Measures CPI (cycles per instruction) for an application or a time interval.
Syntax:
-------
cpi <-? | -??> (** HELP MODE)
<free_options> <-s #> <-c command> (** COMMAND MODE)
<free_options> (** MANUAL START/STOP MODE)
<free_options> <-s #> <-r #> (** AUTO START/STOP MODE)
free_options: <-noai> <-t sec> <-f fn> <-ds> <-ts>
- Any combination of these options can be used in all modes.
Where:
------
********** FREE OPTIONS **********
-noai Causes cpi not to measure CPU utilization.
* idle, busy and intr values are not displayed.
* cpi_wb (CPI while busy) is not calculated.
-t #sec Specifies a sampling interval (in seconds).
cpi will calculate and display CPI for each interval.

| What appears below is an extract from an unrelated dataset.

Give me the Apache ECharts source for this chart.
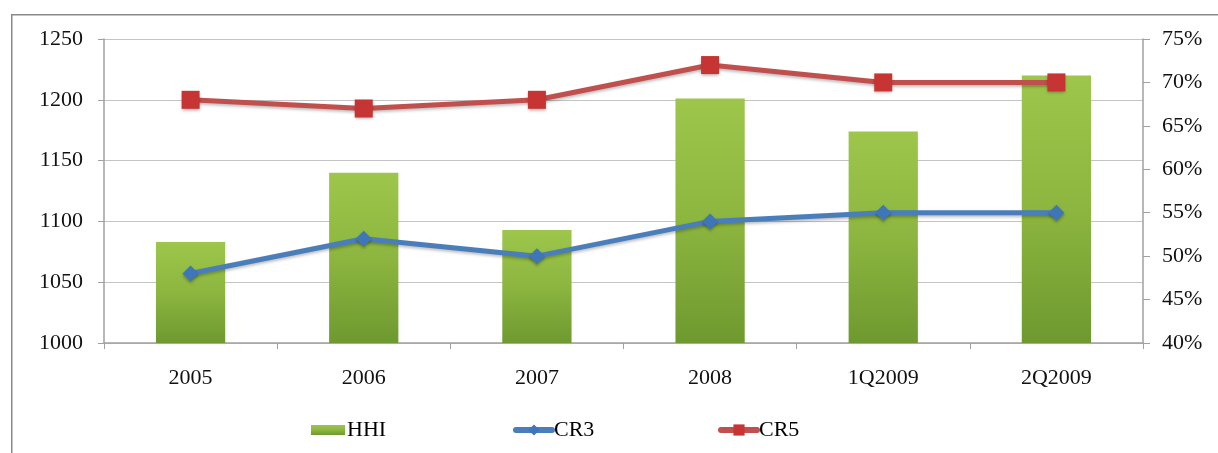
<!DOCTYPE html>
<html>
<head>
<meta charset="utf-8">
<script src="https://cdn.jsdelivr.net/npm/echarts@6/dist/echarts.min.js"></script>
<style>
html,body{margin:0;padding:0;background:#fff;}
#c{width:1218px;height:453px;}
</style>
</head>
<body>
<div id="c"></div>
<script>
const categories = ['2005', '2006', '2007', '2008', '1Q2009', '2Q2009'];
const hhiValues = [1083, 1140, 1093, 1201, 1174, 1220];
const cr3Values = [48, 52, 50, 54, 55, 55];
const cr5Values = [68, 67, 68, 72, 70, 70];
const leftTicks = {min: 1000, max: 1250, interval: 50};
const rightTicks = {min: 40, max: 75, interval: 5};

const font = '"Liberation Serif", "DejaVu Serif", serif';
const chart = echarts.init(document.getElementById('c'), null, {renderer: 'canvas'});
const legendCommon = {
  bottom: 7, itemWidth: 36, itemHeight: 14, itemGap: 4,
  textStyle: {fontFamily: font, fontSize: 22, color: '#000', padding: [0,0,0,-3]},
  lineStyle: {width: 6, cap: 'round'}
};
chart.setOption({
  animation: false,
  backgroundColor: '#fff',
  graphic: [{
    type: 'rect', left: 11, top: 14, z: -1,
    shape: {width: 1240, height: 460},
    style: {fill: '#fff', stroke: '#8a8a8a', lineWidth: 1.5}
  }],
  grid: {left: 104, right: 75, top: 39, bottom: 110},
  legend: [
    Object.assign({}, legendCommon, {left: 306, data: [{name: 'HHI', icon: 'rect'}], itemWidth: 34, itemHeight: 10}),
    Object.assign({}, legendCommon, {left: 508, data: ['CR3']}),
    Object.assign({}, legendCommon, {left: 713, data: ['CR5']})
  ],
  xAxis: {
    type: 'category', data: categories, boundaryGap: true,
    axisLine: {lineStyle: {color: '#a0a0a0', width: 1.5}},
    axisTick: {show: true, length: 6, alignWithLabel: false, lineStyle: {color: '#a0a0a0'}},
    axisLabel: {fontFamily: font, fontSize: 22, color: '#111', margin: 24}
  },
  yAxis: [{
    type: 'value', min: leftTicks.min, max: leftTicks.max, interval: leftTicks.interval,
    axisLine: {show: true, lineStyle: {color: '#a0a0a0', width: 1.5}},
    axisTick: {show: true, length: 6, lineStyle: {color: '#a0a0a0'}},
    splitLine: {show: true, lineStyle: {color: '#c4c4c4', width: 1.2}},
    axisLabel: {fontFamily: font, fontSize: 22, color: '#111', margin: 21, formatter: v => String(v)}
  }, {
    type: 'value', min: rightTicks.min, max: rightTicks.max, interval: rightTicks.interval,
    position: 'right',
    axisLine: {show: true, lineStyle: {color: '#a0a0a0', width: 1.5}},
    axisTick: {show: true, length: 7, lineStyle: {color: '#a0a0a0'}},
    splitLine: {show: false},
    axisLabel: {fontFamily: font, fontSize: 22, color: '#111', margin: 19, formatter: '{value}%'}
  }],
  series: [{
    name: 'HHI', type: 'bar', data: hhiValues, yAxisIndex: 0, barWidth: '40%',
    itemStyle: {
      color: new echarts.graphic.LinearGradient(0, 0, 0, 1, [
        {offset: 0, color: '#9dc64b'}, {offset: 0.5, color: '#8cb63f'}, {offset: 1, color: '#6e992f'}
      ])
    }
  }, {
    name: 'CR3', type: 'line', data: cr3Values, yAxisIndex: 1,
    symbol: 'diamond', symbolSize: 16,
    lineStyle: {color: '#4a7ebb', width: 5, shadowColor: 'rgba(0,0,0,0.25)', shadowBlur: 3, shadowOffsetY: 2},
    itemStyle: {color: '#3f76b8', shadowColor: 'rgba(0,0,0,0.3)', shadowBlur: 3, shadowOffsetY: 2}
  }, {
    name: 'CR5', type: 'line', data: cr5Values, yAxisIndex: 1,
    symbol: 'rect', symbolSize: 18,
    lineStyle: {color: '#c0504d', width: 5, shadowColor: 'rgba(0,0,0,0.25)', shadowBlur: 3, shadowOffsetY: 2},
    itemStyle: {color: '#c73434', shadowColor: 'rgba(0,0,0,0.3)', shadowBlur: 3, shadowOffsetY: 2}
  }]
});
</script>
</body>
</html>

* If you set the interval too short you will affect the very
same CPI you are trying to measure.
* If you DO NOT specify the -t option, CPI will be calculated
and displayed either:
- When CPI measurement is stopped (via ENTER or Ctrl-C).
- When the user command being measured completes.
- When the specified run time has completed.
-f fn Specifies a filename to write results to.
cpi will write all output to the STDOUT and to the output file.
* If you DO NOT specify the -f option, all output is to STDOUT.
-ds Display system summary CPI only. Do not display per-processor CPI.
* The resulting output is more compact - one line per sample instead
of six (6) when displaying per-processor CPI.
* If you DO NOT specify the -ds option, the results include the
-ts Timestamp each CPI sample.
* Useful when trying to correlate CPI output to other events which
have time associated with them.
* If you DO NOT specify the -ts option, the results do not include
the time at which they were calculated.
********** COMMAND/START/STOP OPTIONS **********
-s #sec Causes cpi to automatically start measuring CPU utilization
after approximately #sec seconds.
* You WILL NOT be prompted for when to start measuring. Instead,
measuring will start automatically after a delay of about
#sec seconds.
* If you specify 0 (zero), measuring starts immediately.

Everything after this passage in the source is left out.